Unionist minister Contending that the renewed campaign against partition, both north and south of the border, necessitated unequivocal unionist unity, Midgley resigned abruptly as CWLP chairman and entered the unionist party (September 1947). He also joined the Orange order, and subsequently the Royal Black Preceptory. In the February 1949 Stormont election, soon after the declaration of the republic by the Dublin government, he enjoyed the most resounding election victory of his career, drawing 85 per cent of the vote. Briefly minister of labour and national insurance (November 1949–January 1950), amid a cabinet crisis arising from protestant disquiet with terms of the 1947 education act, he was shifted to minister of education (1950–57). Notwithstanding his trenchant criticisms of educational policy, he proved pragmatic once in office, and oversaw a departmental review concluding that fundamental change in the education system was not possible. Failing to secure cabinet approval for a policy of inducing voluntary schools by a phased reduction in grants to accept ‘four and two’ management committees comprising parental and civic representation, he conceded publicly that voluntary schools were an ‘inevitable and essential’ component of education in Northern Ireland. While expansion of the new system of secondary intermediate schools mandated by the 1947 act was delayed for some years amid recalcitrance within local authorities and economic stagnation, after 1953 progress was rapid, allowing Midgley to intensify the construction of new school buildings, and raise the school leaving age to 15 (1957). He made important strides in teacher training, provision of state scholarships, and education for disabled students. Though a competent administrator, he alienated senior civil servants with the ebullient informality of his style.
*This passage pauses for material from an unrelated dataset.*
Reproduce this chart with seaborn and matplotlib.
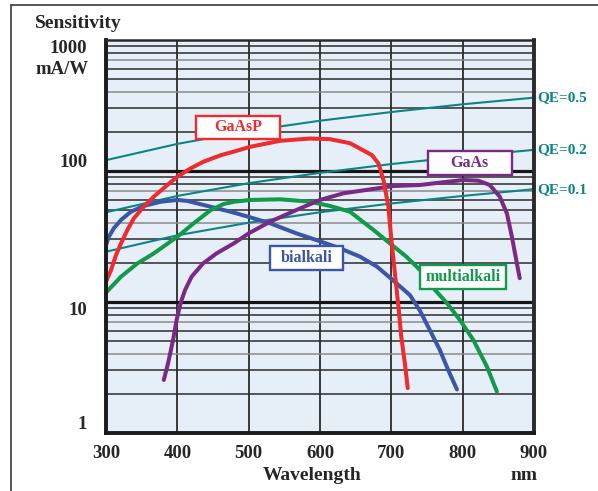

Countering his ministerial moderation with demagogic rhetoric, he delighted unionist hard-liners on constitutional and sectarian issues. He counselled protestants not to sell lands for the building of catholic schools, asserted that ‘all the minority are traitors’, and described the Vatican and the Kremlin as competing, but equivalent, centres of authoritarian tyranny. His equation of the British commonwealth with ‘all that is best in the human race’ had racist overtones in an age of anti-colonial awakening.
A member in early adulthood of Agnes St. presbyterian church, in the 1920s he attended the York St. unitarian church of socialist clergyman A. L. Agnew. After the second world war, he lived on Cedar Avenue. His last residence was at 5 Knutsford Drive. A fervent supporter and sometime chairman of Linfield football club, he was an avid reader of novels, and a passionate devotee of classical music and grand opera. After falling ill while attending the conference of the Ulster Teachers’ Union, he suffered a heart attack in his home and died the next day (29 April 1957). He was buried from Carlisle Memorial methodist church.